Data:
━━━━━━━━━━

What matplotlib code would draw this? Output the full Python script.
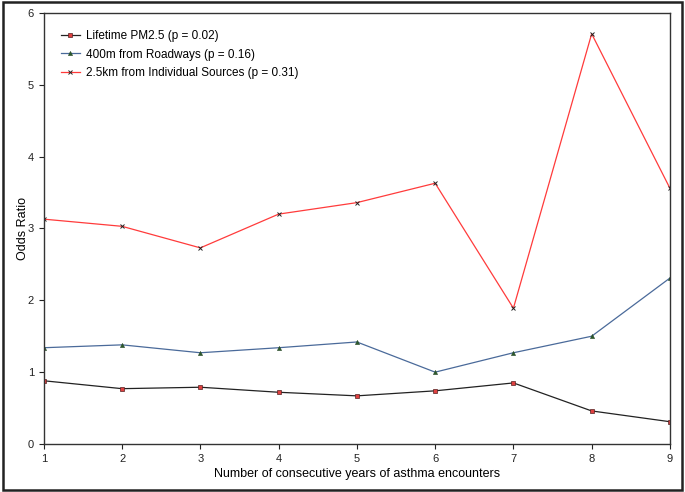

━━━━━━━━━━

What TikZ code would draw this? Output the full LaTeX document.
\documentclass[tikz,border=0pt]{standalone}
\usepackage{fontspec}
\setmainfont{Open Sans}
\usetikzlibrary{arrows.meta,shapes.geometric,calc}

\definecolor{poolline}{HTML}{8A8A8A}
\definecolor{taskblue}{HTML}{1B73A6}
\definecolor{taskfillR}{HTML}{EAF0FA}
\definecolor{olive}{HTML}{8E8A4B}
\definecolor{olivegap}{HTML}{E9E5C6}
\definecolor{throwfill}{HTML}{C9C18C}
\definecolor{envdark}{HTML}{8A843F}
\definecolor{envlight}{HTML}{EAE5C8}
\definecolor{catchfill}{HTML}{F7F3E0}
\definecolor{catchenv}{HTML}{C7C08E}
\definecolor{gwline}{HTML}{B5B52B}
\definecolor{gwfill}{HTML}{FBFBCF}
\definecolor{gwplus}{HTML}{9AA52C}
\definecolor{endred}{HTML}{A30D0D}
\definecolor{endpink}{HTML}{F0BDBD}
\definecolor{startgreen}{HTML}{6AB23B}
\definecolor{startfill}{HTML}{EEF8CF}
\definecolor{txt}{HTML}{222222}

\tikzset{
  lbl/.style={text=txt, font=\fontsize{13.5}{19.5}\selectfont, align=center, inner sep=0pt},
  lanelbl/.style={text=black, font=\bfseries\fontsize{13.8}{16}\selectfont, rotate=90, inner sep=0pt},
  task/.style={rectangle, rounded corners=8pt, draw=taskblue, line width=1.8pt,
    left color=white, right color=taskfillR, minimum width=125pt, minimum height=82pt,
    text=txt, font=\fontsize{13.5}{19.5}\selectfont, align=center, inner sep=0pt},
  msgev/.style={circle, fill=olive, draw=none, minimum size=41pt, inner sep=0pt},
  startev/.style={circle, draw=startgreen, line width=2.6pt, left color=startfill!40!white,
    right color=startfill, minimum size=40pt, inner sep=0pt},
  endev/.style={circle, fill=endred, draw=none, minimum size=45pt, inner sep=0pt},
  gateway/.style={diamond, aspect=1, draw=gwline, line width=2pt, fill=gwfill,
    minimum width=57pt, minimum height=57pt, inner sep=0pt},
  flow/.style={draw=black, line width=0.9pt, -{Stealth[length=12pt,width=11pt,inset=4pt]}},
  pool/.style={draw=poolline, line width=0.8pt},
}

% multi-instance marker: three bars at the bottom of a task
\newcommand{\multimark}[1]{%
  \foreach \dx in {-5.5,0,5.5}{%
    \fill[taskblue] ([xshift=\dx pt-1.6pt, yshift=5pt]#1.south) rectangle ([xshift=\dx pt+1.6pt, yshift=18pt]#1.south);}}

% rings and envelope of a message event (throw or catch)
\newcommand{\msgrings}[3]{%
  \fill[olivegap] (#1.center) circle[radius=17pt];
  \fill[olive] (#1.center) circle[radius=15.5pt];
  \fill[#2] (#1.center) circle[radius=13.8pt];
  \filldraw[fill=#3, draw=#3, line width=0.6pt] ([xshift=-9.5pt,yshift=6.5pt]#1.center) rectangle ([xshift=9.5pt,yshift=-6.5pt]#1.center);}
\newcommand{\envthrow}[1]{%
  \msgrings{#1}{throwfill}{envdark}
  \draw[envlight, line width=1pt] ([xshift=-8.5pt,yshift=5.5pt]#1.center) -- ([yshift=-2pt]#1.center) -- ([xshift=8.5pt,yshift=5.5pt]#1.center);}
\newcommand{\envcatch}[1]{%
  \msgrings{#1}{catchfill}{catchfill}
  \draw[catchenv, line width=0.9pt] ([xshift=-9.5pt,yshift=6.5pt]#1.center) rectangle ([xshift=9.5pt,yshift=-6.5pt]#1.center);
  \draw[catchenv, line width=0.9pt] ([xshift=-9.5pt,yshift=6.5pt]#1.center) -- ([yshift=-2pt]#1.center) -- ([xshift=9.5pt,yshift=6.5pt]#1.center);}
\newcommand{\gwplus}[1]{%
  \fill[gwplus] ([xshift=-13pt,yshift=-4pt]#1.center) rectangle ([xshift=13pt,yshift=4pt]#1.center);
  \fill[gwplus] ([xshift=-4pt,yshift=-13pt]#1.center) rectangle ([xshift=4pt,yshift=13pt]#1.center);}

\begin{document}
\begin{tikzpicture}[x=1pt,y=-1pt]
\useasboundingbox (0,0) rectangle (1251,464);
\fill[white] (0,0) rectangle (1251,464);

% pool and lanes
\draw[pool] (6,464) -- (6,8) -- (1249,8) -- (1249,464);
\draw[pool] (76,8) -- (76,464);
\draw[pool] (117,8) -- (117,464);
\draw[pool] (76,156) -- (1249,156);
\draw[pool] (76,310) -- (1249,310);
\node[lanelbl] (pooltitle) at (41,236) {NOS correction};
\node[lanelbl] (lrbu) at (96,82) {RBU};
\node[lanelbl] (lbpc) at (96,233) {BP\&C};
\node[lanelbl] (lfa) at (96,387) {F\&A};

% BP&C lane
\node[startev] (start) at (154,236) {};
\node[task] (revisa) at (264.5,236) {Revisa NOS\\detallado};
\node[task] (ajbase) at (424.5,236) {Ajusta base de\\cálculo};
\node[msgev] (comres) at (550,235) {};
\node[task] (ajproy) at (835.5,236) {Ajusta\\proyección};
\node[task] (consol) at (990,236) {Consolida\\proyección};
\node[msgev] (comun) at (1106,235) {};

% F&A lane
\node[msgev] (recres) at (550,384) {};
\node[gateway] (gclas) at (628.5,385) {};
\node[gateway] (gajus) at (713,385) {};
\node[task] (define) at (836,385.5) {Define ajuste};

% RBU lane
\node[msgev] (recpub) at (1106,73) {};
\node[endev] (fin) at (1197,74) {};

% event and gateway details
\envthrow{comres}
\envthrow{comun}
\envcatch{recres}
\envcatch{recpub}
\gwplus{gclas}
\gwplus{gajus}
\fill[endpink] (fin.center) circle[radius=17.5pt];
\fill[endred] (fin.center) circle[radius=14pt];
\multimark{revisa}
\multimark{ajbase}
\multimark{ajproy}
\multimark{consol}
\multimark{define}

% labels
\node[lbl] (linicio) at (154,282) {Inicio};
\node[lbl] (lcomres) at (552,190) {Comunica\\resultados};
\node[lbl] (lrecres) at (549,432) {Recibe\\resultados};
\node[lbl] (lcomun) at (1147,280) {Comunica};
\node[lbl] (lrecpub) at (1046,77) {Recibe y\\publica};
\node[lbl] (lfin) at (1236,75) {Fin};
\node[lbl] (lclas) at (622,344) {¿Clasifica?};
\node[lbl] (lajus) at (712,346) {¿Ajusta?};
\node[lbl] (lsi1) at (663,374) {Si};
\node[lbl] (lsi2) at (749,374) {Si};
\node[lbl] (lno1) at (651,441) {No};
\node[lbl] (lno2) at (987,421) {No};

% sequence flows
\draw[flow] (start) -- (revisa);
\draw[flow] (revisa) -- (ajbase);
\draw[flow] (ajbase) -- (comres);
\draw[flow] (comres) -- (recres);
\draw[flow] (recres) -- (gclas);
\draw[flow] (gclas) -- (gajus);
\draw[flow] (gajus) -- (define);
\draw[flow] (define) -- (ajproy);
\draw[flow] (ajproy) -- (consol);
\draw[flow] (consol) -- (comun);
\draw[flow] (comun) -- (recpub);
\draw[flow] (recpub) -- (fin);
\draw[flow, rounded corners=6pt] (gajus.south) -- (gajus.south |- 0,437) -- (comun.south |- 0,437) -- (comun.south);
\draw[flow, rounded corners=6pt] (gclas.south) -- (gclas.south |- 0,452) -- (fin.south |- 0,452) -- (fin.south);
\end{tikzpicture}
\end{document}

━━━━━━━━━━

Problem: From the line that contains "What TikZ code" through the line that contains "([xshift=\dx pt-1.6pt, yshift=5pt]#1.south)", reproduce every line exactly, both end lines included.

Task output:
What TikZ code would draw this? Output the full LaTeX document.
\documentclass[tikz,border=0pt]{standalone}
\usepackage{fontspec}
\setmainfont{Open Sans}
\usetikzlibrary{arrows.meta,shapes.geometric,calc}

\definecolor{poolline}{HTML}{8A8A8A}
\definecolor{taskblue}{HTML}{1B73A6}
\definecolor{taskfillR}{HTML}{EAF0FA}
\definecolor{olive}{HTML}{8E8A4B}
\definecolor{olivegap}{HTML}{E9E5C6}
\definecolor{throwfill}{HTML}{C9C18C}
\definecolor{envdark}{HTML}{8A843F}
\definecolor{envlight}{HTML}{EAE5C8}
\definecolor{catchfill}{HTML}{F7F3E0}
\definecolor{catchenv}{HTML}{C7C08E}
\definecolor{gwline}{HTML}{B5B52B}
\definecolor{gwfill}{HTML}{FBFBCF}
\definecolor{gwplus}{HTML}{9AA52C}
\definecolor{endred}{HTML}{A30D0D}
\definecolor{endpink}{HTML}{F0BDBD}
\definecolor{startgreen}{HTML}{6AB23B}
\definecolor{startfill}{HTML}{EEF8CF}
\definecolor{txt}{HTML}{222222}

\tikzset{
  lbl/.style={text=txt, font=\fontsize{13.5}{19.5}\selectfont, align=center, inner sep=0pt},
  lanelbl/.style={text=black, font=\bfseries\fontsize{13.8}{16}\selectfont, rotate=90, inner sep=0pt},
  task/.style={rectangle, rounded corners=8pt, draw=taskblue, line width=1.8pt,
    left color=white, right color=taskfillR, minimum width=125pt, minimum height=82pt,
    text=txt, font=\fontsize{13.5}{19.5}\selectfont, align=center, inner sep=0pt},
  msgev/.style={circle, fill=olive, draw=none, minimum size=41pt, inner sep=0pt},
  startev/.style={circle, draw=startgreen, line width=2.6pt, left color=startfill!40!white,
    right color=startfill, minimum size=40pt, inner sep=0pt},
  endev/.style={circle, fill=endred, draw=none, minimum size=45pt, inner sep=0pt},
  gateway/.style={diamond, aspect=1, draw=gwline, line width=2pt, fill=gwfill,
    minimum width=57pt, minimum height=57pt, inner sep=0pt},
  flow/.style={draw=black, line width=0.9pt, -{Stealth[length=12pt,width=11pt,inset=4pt]}},
  pool/.style={draw=poolline, line width=0.8pt},
}

% multi-instance marker: three bars at the bottom of a task
\newcommand{\multimark}[1]{%
  \foreach \dx in {-5.5,0,5.5}{%
    \fill[taskblue] ([xshift=\dx pt-1.6pt, yshift=5pt]#1.south) rectangle ([xshift=\dx pt+1.6pt, yshift=18pt]#1.south);}}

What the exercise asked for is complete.